As we see, this constructor results in shifted time value just like the Date(“2015-03-01”) one. But when considering displaying these retrieved values we inevitably have to answer the question, whether we aim at showing local time or the server time. We have to remember that in case when the client’s browser is in GMT-xx:xx time zone and we try to show the parsed value (like in c.getDate() example), not the normalized one, this may result in wrong date displayed in front of the user. I say `may`, because this can really be a desired behaviour depending on the requirements. For example, in Angularwe can enforce displaying normalized value by providing optional time zone parameter to $filter('date').

var c = new Date("2015-03-01");
$filter('date')(c, "yyyy-MM-dd", "+0000");
> 2015-03-01

Here we do not worry about internal, actual component values of object c whose prototype is Date. It internally may store February 28th but it does not matter. $filter is told to output values for UTC time. It is also worth mentioning that the Date constructor also assumes that its argument in specified in UTC time. So we populate the Date object with UTC value and return also UTC value not worrying about internal representation which is local. This approach results in the output date and time being equal to the intended input one.

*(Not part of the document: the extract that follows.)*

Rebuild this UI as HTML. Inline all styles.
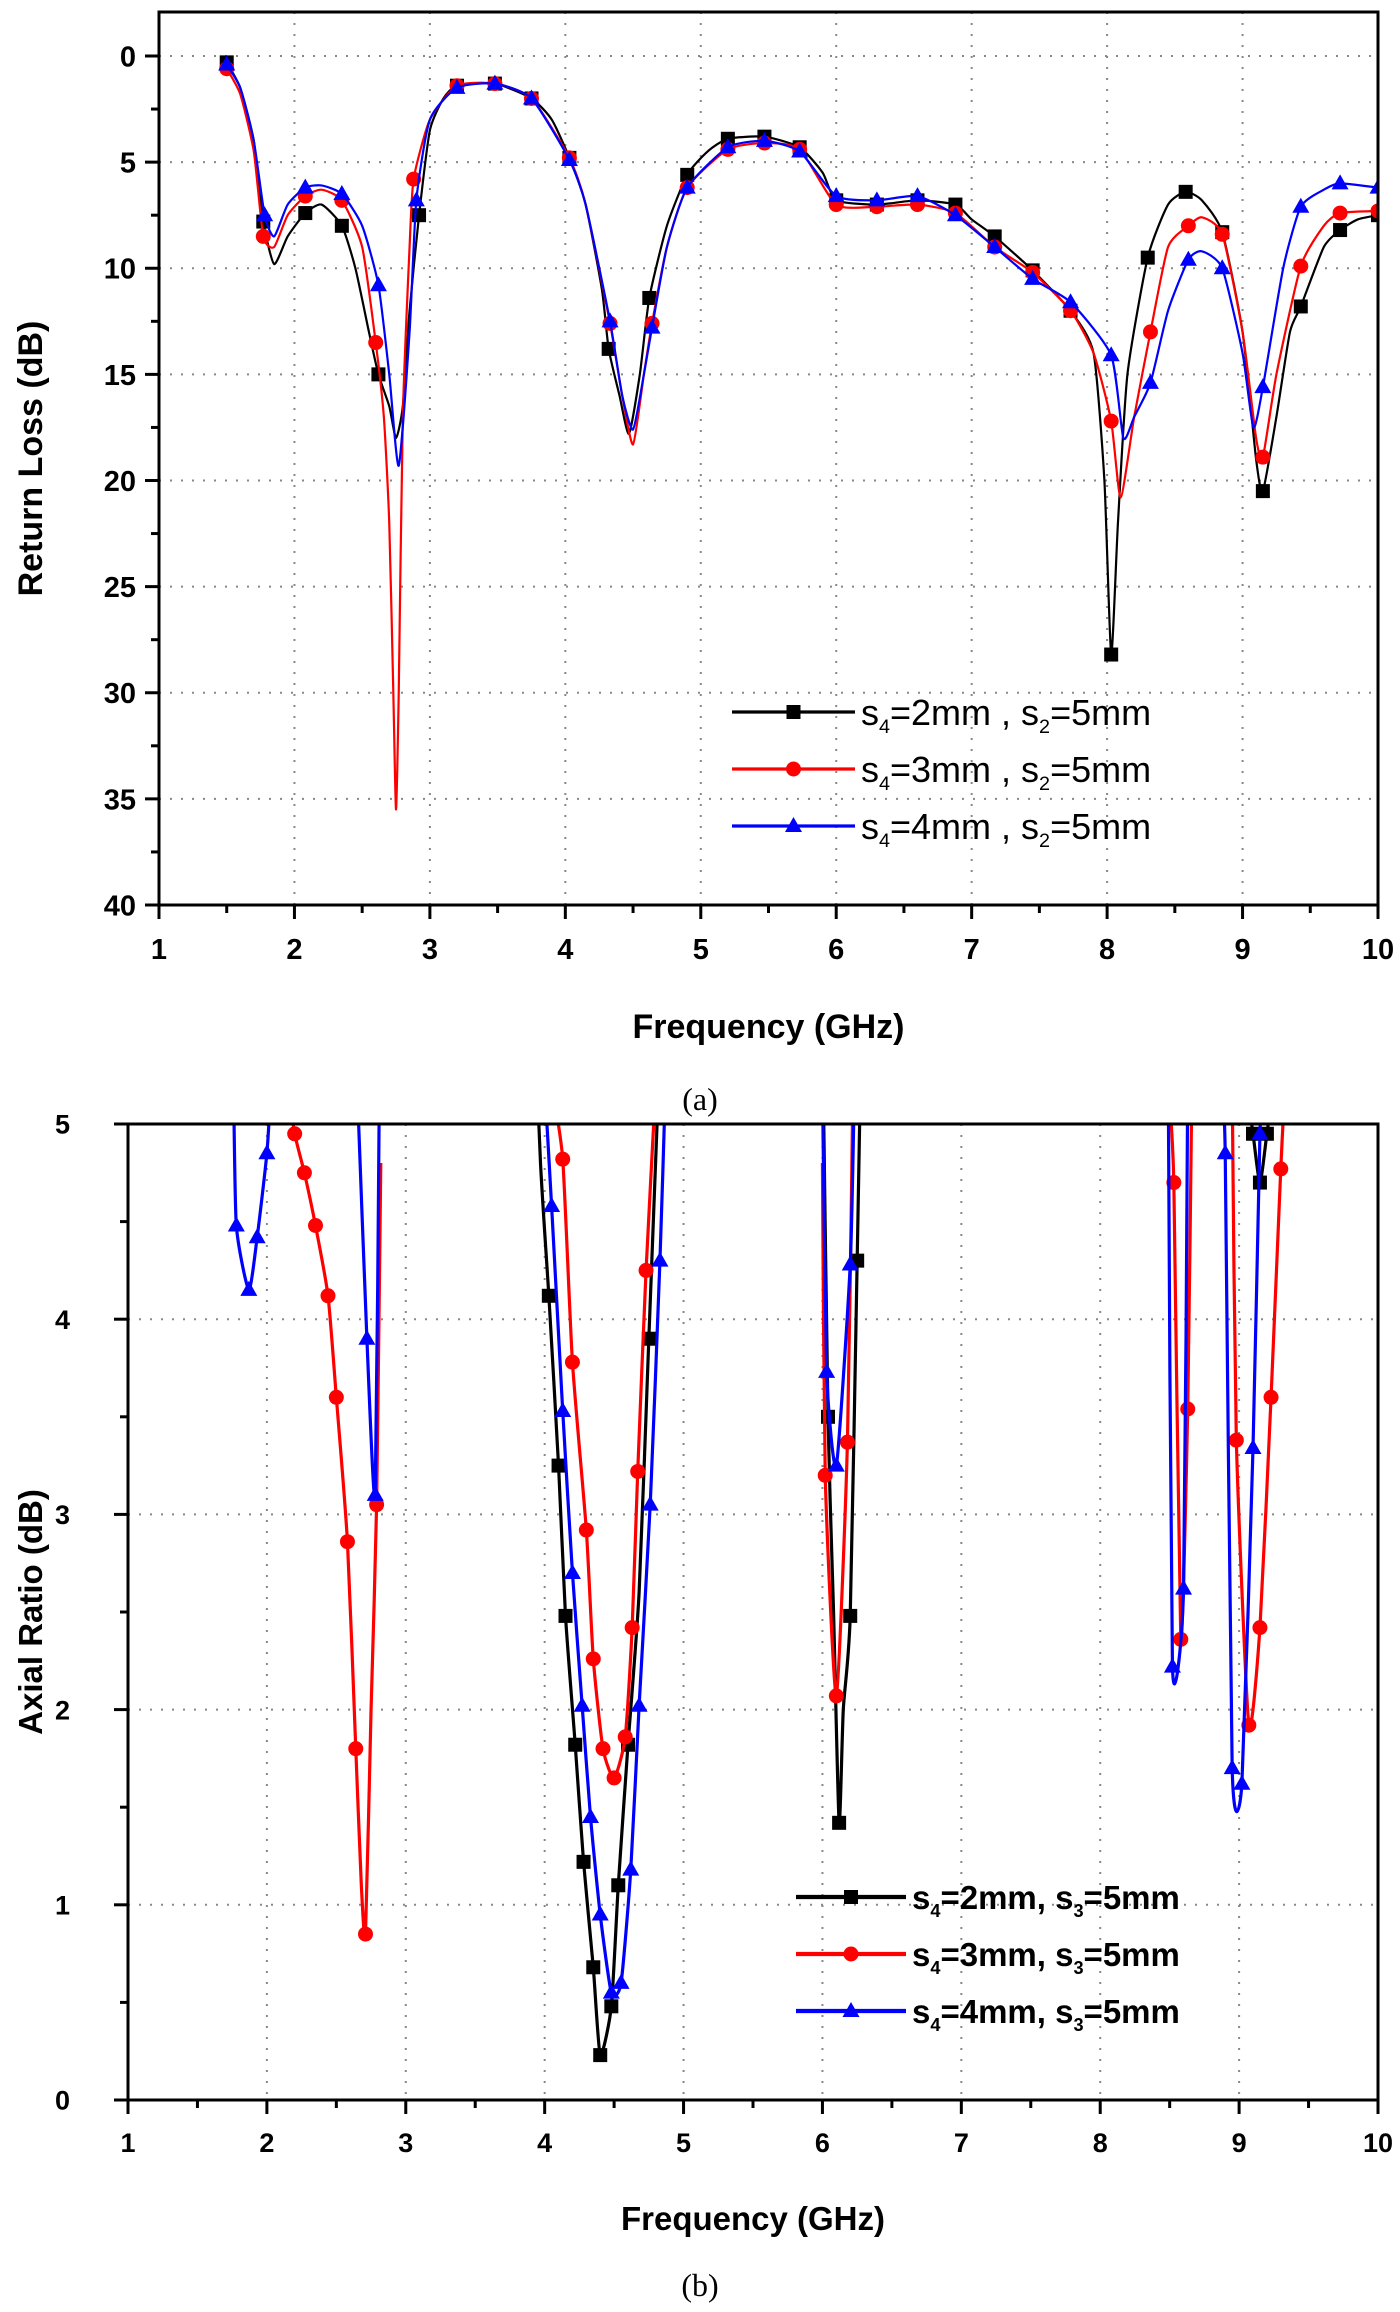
<!DOCTYPE html>
<html><head><meta charset="utf-8"><style>
body{margin:0;background:#fff;}
svg{display:block;font-family:"Liberation Sans",sans-serif;}
</style></head><body>
<svg id="s" width="1400" height="2312" viewBox="0 0 1400 2312"></svg>
<script>
// ---------- Chart (a) data: Return loss ----------
const aXTicks=[1,2,3,4,5,6,7,8,9,10];
const aYTicks=[0,5,10,15,20,25,30,35,40];
// [freq, dB, marker(1/0)]
const aS2=[[1.5,0.3,1],[1.6,1.5,0],[1.7,4,0],[1.77,7.8,1],[1.85,9.8,0],[1.95,8.5,0],[2.08,7.4,1],[2.2,7,0],[2.35,8,1],[2.45,10,0],[2.55,13,0],[2.62,15,1],[2.7,16.5,0],[2.75,18,0],[2.8,16.5,0],[2.85,12,0],[2.92,7.5,1],[3.0,3.5,0],[3.1,2,0],[3.2,1.4,1],[3.48,1.3,1],[3.75,2,1],[3.9,3,0],[4.03,4.8,1],[4.15,7,0],[4.27,11,0],[4.32,13.8,1],[4.4,16,0],[4.47,17.8,0],[4.55,15,0],[4.62,11.4,1],[4.75,8,0],[4.9,5.6,1],[5.05,4.5,0],[5.2,3.9,1],[5.47,3.8,1],[5.73,4.3,1],[5.9,5.5,0],[6.0,6.8,1],[6.3,7,1],[6.6,6.8,1],[6.88,7,1],[7.0,7.7,0],[7.17,8.5,1],[7.45,10.1,1],[7.73,12,1],[7.9,14,0],[7.98,20,0],[8.03,28.2,1],[8.08,22,0],[8.15,15,0],[8.3,9.5,1],[8.45,7,0],[8.58,6.4,1],[8.7,6.8,0],[8.85,8.3,1],[9.0,13,0],[9.1,19,0],[9.15,20.5,1],[9.25,17,0],[9.35,13,0],[9.43,11.8,1],[9.6,9,0],[9.72,8.2,1],[9.85,7.7,0],[10,7.5,1]];
const aS3=[[1.5,0.6,1],[1.6,1.8,0],[1.7,4.5,0],[1.77,8.5,1],[1.85,9,0],[1.95,7.5,0],[2.08,6.6,1],[2.2,6.3,0],[2.35,6.8,1],[2.5,9,0],[2.6,13.5,1],[2.66,17,0],[2.7,22,0],[2.73,30,0],[2.75,35.5,0],[2.77,30,0],[2.8,17,0],[2.85,9,0],[2.88,5.8,1],[3.0,3,0],[3.2,1.4,1],[3.48,1.3,1],[3.75,2,1],[4.03,4.8,1],[4.15,7,0],[4.33,12.6,1],[4.42,16,0],[4.5,18.3,0],[4.58,15,0],[4.64,12.6,1],[4.75,9,0],[4.9,6.2,1],[5.2,4.4,1],[5.47,4.1,1],[5.73,4.4,1],[6.0,7,1],[6.3,7.1,1],[6.6,7,1],[6.88,7.4,1],[7.17,9,1],[7.45,10.2,1],[7.73,12,1],[7.9,14,0],[8.03,17.2,1],[8.1,20.8,0],[8.2,17,0],[8.32,13,1],[8.45,9,0],[8.6,8,1],[8.7,7.6,0],[8.85,8.4,1],[9.0,13,0],[9.1,18,0],[9.15,18.9,1],[9.25,15,0],[9.43,9.9,1],[9.6,8,0],[9.72,7.4,1],[10,7.3,1]];
const aS4=[[1.5,0.4,1],[1.6,1.5,0],[1.7,4,0],[1.78,7.5,1],[1.85,8.5,0],[1.95,7,0],[2.08,6.2,1],[2.2,6.1,0],[2.35,6.5,1],[2.5,8,0],[2.62,10.8,1],[2.7,15,0],[2.77,19.3,0],[2.85,13,0],[2.9,6.8,1],[3.0,3,0],[3.2,1.5,1],[3.48,1.3,1],[3.75,2,1],[4.03,4.9,1],[4.15,7,0],[4.33,12.5,1],[4.42,16,0],[4.5,17.6,0],[4.58,15,0],[4.64,12.8,1],[4.75,9,0],[4.9,6.2,1],[5.2,4.3,1],[5.47,4,1],[5.73,4.5,1],[6.0,6.6,1],[6.3,6.8,1],[6.6,6.6,1],[6.88,7.5,1],[7.17,9,1],[7.45,10.5,1],[7.73,11.6,1],[8.03,14.1,1],[8.12,18,0],[8.2,17,0],[8.32,15.4,1],[8.45,12,0],[8.6,9.6,1],[8.7,9.2,0],[8.85,10,1],[9.0,14,0],[9.08,17.5,0],[9.15,15.6,1],[9.3,10,0],[9.43,7.1,1],[9.6,6.3,0],[9.72,6,1],[10,6.2,1]];
// ---------- Chart (b) data: Axial ratio (branches) ----------
const bXTicks=[1,2,3,4,5,6,7,8,9,10];
const bYTicks=[0,1,2,3,4,5];
const bS2=[
 [[3.9,6,0],[3.97,4.8,0],[4.03,4.12,1],[4.1,3.25,1],[4.15,2.48,1],[4.22,1.82,1],[4.28,1.22,1],[4.35,0.68,1],[4.4,0.23,1],[4.48,0.48,1],[4.53,1.1,1],[4.6,1.82,1],[4.68,2.6,0],[4.75,3.9,1],[4.82,5.2,0]],
 [[6.0,5.5,0],[6.04,3.5,1],[6.08,2.5,0],[6.12,1.42,1],[6.15,2,0],[6.2,2.48,1],[6.25,4.3,1],[6.28,5.5,0]],
 [[9.05,5.2,0],[9.1,4.95,1],[9.15,4.7,1],[9.2,4.95,1],[9.25,5.2,0]]];
const bS3=[
 [[2.15,5.2,0],[2.2,4.95,1],[2.27,4.75,1],[2.35,4.48,1],[2.44,4.12,1],[2.5,3.6,1],[2.58,2.86,1],[2.64,1.8,1],[2.68,1.1,0],[2.71,0.85,1],[2.75,2,0],[2.79,3.05,1],[2.82,4.8,0]],
 [[4.05,5.2,0],[4.13,4.82,1],[4.2,3.78,1],[4.3,2.92,1],[4.35,2.26,1],[4.42,1.8,1],[4.5,1.65,1],[4.58,1.86,1],[4.63,2.42,1],[4.67,3.22,1],[4.73,4.25,1],[4.8,5.2,0]],
 [[6.0,4.8,0],[6.02,3.2,1],[6.1,2.07,1],[6.18,3.37,1],[6.22,5.2,0]],
 [[8.49,5.2,0],[8.53,4.7,1],[8.58,2.36,1],[8.63,3.54,1],[8.66,5.2,0]],
 [[8.95,5.2,0],[8.98,3.38,1],[9.07,1.92,1],[9.15,2.42,1],[9.23,3.6,1],[9.3,4.77,1],[9.33,5.2,0]]];
const bS4=[
 [[1.76,5.2,0],[1.78,4.48,1],[1.87,4.15,1],[1.93,4.42,1],[2.0,4.85,1],[2.03,5.2,0]],
 [[2.65,5.2,0],[2.72,3.9,1],[2.78,3.1,1],[2.81,5.2,0]],
 [[4.0,5.2,0],[4.05,4.58,1],[4.13,3.53,1],[4.2,2.7,1],[4.27,2.02,1],[4.33,1.45,1],[4.4,0.95,1],[4.48,0.55,1],[4.55,0.6,1],[4.62,1.18,1],[4.68,2.02,1],[4.76,3.05,1],[4.83,4.3,1],[4.87,5.2,0]],
 [[6.0,5.2,0],[6.03,3.73,1],[6.1,3.25,1],[6.2,4.28,1],[6.23,5.2,0]],
 [[8.49,5.2,0],[8.52,2.22,1],[8.6,2.62,1],[8.63,5.2,0]],
 [[8.87,5.2,0],[8.9,4.85,1],[8.95,1.7,1],[9.02,1.62,1],[9.1,3.34,1],[9.15,4.95,1],[9.17,5.2,0]]];

const NS='http://www.w3.org/2000/svg';
const svg=document.getElementById('s');
function mk(tag,attrs,parent){const e=document.createElementNS(NS,tag);for(const k in attrs)e.setAttribute(k,attrs[k]);(parent||svg).appendChild(e);return e;}
function smooth(pts){let d='M'+pts[0][0]+','+pts[0][1];for(let i=0;i<pts.length-1;i++){const p0=pts[i-1]||pts[i],p1=pts[i],p2=pts[i+1],p3=pts[i+2]||p2;const t=0.1;d+=' C'+(p1[0]+(p2[0]-p0[0])*t)+','+(p1[1]+(p2[1]-p0[1])*t)+' '+(p2[0]-(p3[0]-p1[0])*t)+','+(p2[1]-(p3[1]-p1[1])*t)+' '+p2[0]+','+p2[1];}return d;}
function marker(g,kind,x,y,col){
 if(kind==='sq'){const m=mk('rect',{x:x-7,y:y-7,width:14,height:14,fill:col},g);}
 else if(kind==='ci'){const m=mk('circle',{cx:x,cy:y,r:7.5,fill:col},g);}
 else {const m=mk('polygon',{points:(x)+','+(y-9)+' '+(x-8.5)+','+(y+6)+' '+(x+8.5)+','+(y+6),fill:col},g);}
}
function chart(o){
 const g=mk('g',{});
 const X=v=>o.x0+(v-o.xmin)/(o.xmax-o.xmin)*(o.x1-o.x0);
 const Y=v=>o.yZero+(v-o.yv0)/(o.yv1-o.yv0)*(o.yOne-o.yZero);
 const cid='clip'+o.name;const cp=mk('clipPath',{id:cid},g);mk('rect',{x:o.x0,y:o.top,width:o.x1-o.x0,height:o.bot-o.top},cp);
 const gg=mk('g',{stroke:'#888','stroke-width':2,'stroke-dasharray':'2,9'},g);
 o.xt.forEach(v=>{if(v>o.xmin&&v<o.xmax)mk('line',{x1:X(v),x2:X(v),y1:o.top,y2:o.bot},gg);});
 o.yt.forEach(v=>{const y=Y(v);if(y>o.top+2&&y<o.bot-2)mk('line',{x1:o.x0,x2:o.x1,y1:y,y2:y},gg);});
 o.series.forEach(s=>{const sg=mk('g',{'clip-path':'url(#'+cid+')'},g);
  s.branches.forEach(br=>{const pts=br.map(p=>[X(p[0]),Y(p[1])]);const pa=mk('path',{d:smooth(pts),fill:'none',stroke:s.col,'stroke-width':o.lw},sg);
   br.forEach(p=>{if(p[2])marker(sg,s.kind,X(p[0]),Y(p[1]),s.col);});});});
 const fr=mk('rect',{x:o.x0,y:o.top,width:o.x1-o.x0,height:o.bot-o.top,fill:'none',stroke:'#000','stroke-width':3},g);
 const tg=mk('g',{stroke:'#000','stroke-width':3},g);
 for(let v=o.xmin;v<=o.xmax+1e-9;v+=0.5){const major=Math.abs(v-Math.round(v))<1e-6;mk('line',{x1:X(v),x2:X(v),y1:o.bot,y2:o.bot+(major?14:8)},tg);}
 for(let i=0;i<o.yt.length;i++){const v=o.yt[i];mk('line',{x1:o.x0,x2:o.x0-14,y1:Y(v),y2:Y(v)},tg);if(i<o.yt.length-1){const m=(v+o.yt[i+1])/2;mk('line',{x1:o.x0,x2:o.x0-8,y1:Y(m),y2:Y(m)},tg);}}
 o.xt.forEach(v=>{const t=mk('text',{x:X(v),y:o.bot+o.xlOff,'text-anchor':'middle','font-size':o.tfs,'font-weight':'bold',fill:'#000'},g);t.textContent=v;});
 o.yt.forEach(v=>{const t=mk('text',{x:o.ylX,y:Y(v)+o.tfs*0.36,'text-anchor':'end','font-size':o.tfs,'font-weight':'bold',fill:'#000'},g);t.textContent=v;});
 const xt=mk('text',{x:(o.x0+o.x1)/2,y:o.xtY,'text-anchor':'middle','font-size':o.afs,'font-weight':'bold',fill:'#000'},g);xt.textContent='Frequency (GHz)';
 const yt=mk('text',{x:0,y:0,transform:'translate('+o.ytX+','+((o.top+o.bot)/2)+') rotate(-90)','text-anchor':'middle','font-size':o.afs,'font-weight':'bold',fill:'#000'},g);yt.textContent=o.ytitle;
 const lg=mk('g',{},g);
 o.series.forEach((s,i)=>{const y=o.lgY+i*o.lgStep;const e=mk('g',{},lg);
  mk('line',{x1:o.lgX0,x2:o.lgX1,y1:y,y2:y,stroke:s.col,'stroke-width':o.lw+1},e);marker(e,s.kind,(o.lgX0+o.lgX1)/2,y,s.col);
  const t=mk('text',{x:o.lgX1+6,y:y+o.lfs*0.36,'font-size':o.lfs,'font-weight':o.lbold?'bold':'normal',fill:'#000'},e);
  t.innerHTML='s<tspan font-size="'+(o.lfs*0.55)+'" dy="8">4</tspan><tspan dy="-8">='+s.mm+'mm'+o.lsep+'s</tspan><tspan font-size="'+(o.lfs*0.55)+'" dy="8">'+o.lsub+'</tspan><tspan dy="-8">=5mm</tspan>';});
 return g;
}
chart({name:'return-loss-chart',x0:159,x1:1378,xmin:1,xmax:10,top:12,bot:905,yZero:56,yOne:905,yv0:0,yv1:40,xt:aXTicks,yt:aYTicks,lw:2.2,tfs:29,afs:34,xlOff:54,ylX:136,xtY:1038,ytX:42,ytitle:'Return Loss (dB)',
 series:[{name:'series-s4-2mm',col:'#000',kind:'sq',mm:2,branches:[aS2]},{name:'series-s4-3mm',col:'#ff0000',kind:'ci',mm:3,branches:[aS3]},{name:'series-s4-4mm',col:'#0000ff',kind:'tr',mm:4,branches:[aS4]}],
 lgX0:732,lgX1:855,lgY:712,lgStep:57,lfs:36,lbold:false,lsep:' , ',lsub:'2'});
chart({name:'axial-ratio-chart',x0:128,x1:1378,xmin:1,xmax:10,top:1124,bot:2100,yZero:2100,yOne:1124,yv0:0,yv1:5,xt:bXTicks,yt:bYTicks,lw:3.2,tfs:27,afs:33,xlOff:52,ylX:70,xtY:2230,ytX:42,ytitle:'Axial Ratio (dB)',
 series:[{name:'series-s4-2mm',col:'#000',kind:'sq',mm:2,branches:bS2},{name:'series-s4-3mm',col:'#ff0000',kind:'ci',mm:3,branches:bS3},{name:'series-s4-4mm',col:'#0000ff',kind:'tr',mm:4,branches:bS4}],
 lgX0:796,lgX1:906,lgY:1897,lgStep:57,lfs:33,lbold:true,lsep:', ',lsub:'3'});
const ca=mk('text',{x:700,y:1110,'text-anchor':'middle','font-size':32,'font-family':'Liberation Serif, serif'});ca.textContent='(a)';
const cb=mk('text',{x:700,y:2296,'text-anchor':'middle','font-size':32,'font-family':'Liberation Serif, serif'});cb.textContent='(b)';
</script>
</body></html>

As a conclusion I should write some recommendations on how to use Date object and what to avoid. But honestly I cannot say I gained enough knowledge in this area to make any kind of guidelines. I can only afford making some general statements. Just pay attention to what your library components like, for instance, a date picker control operates on. Is their output a Date object or string representation of the date? What do you do with this output? Is their input a Date object or a string representation and they do the parsing on their own? Just examine carefully and do not blindly trust your framework. I personally do not accept situation when something works and I do now know why it does. I tend to dig into details and try to find the nitty gritty. I have always believed deep research (even one which takes much time) and understanding of underlying technology is worthwhile and I often recall the post by Scott Hanselman who also appears to follow this principle.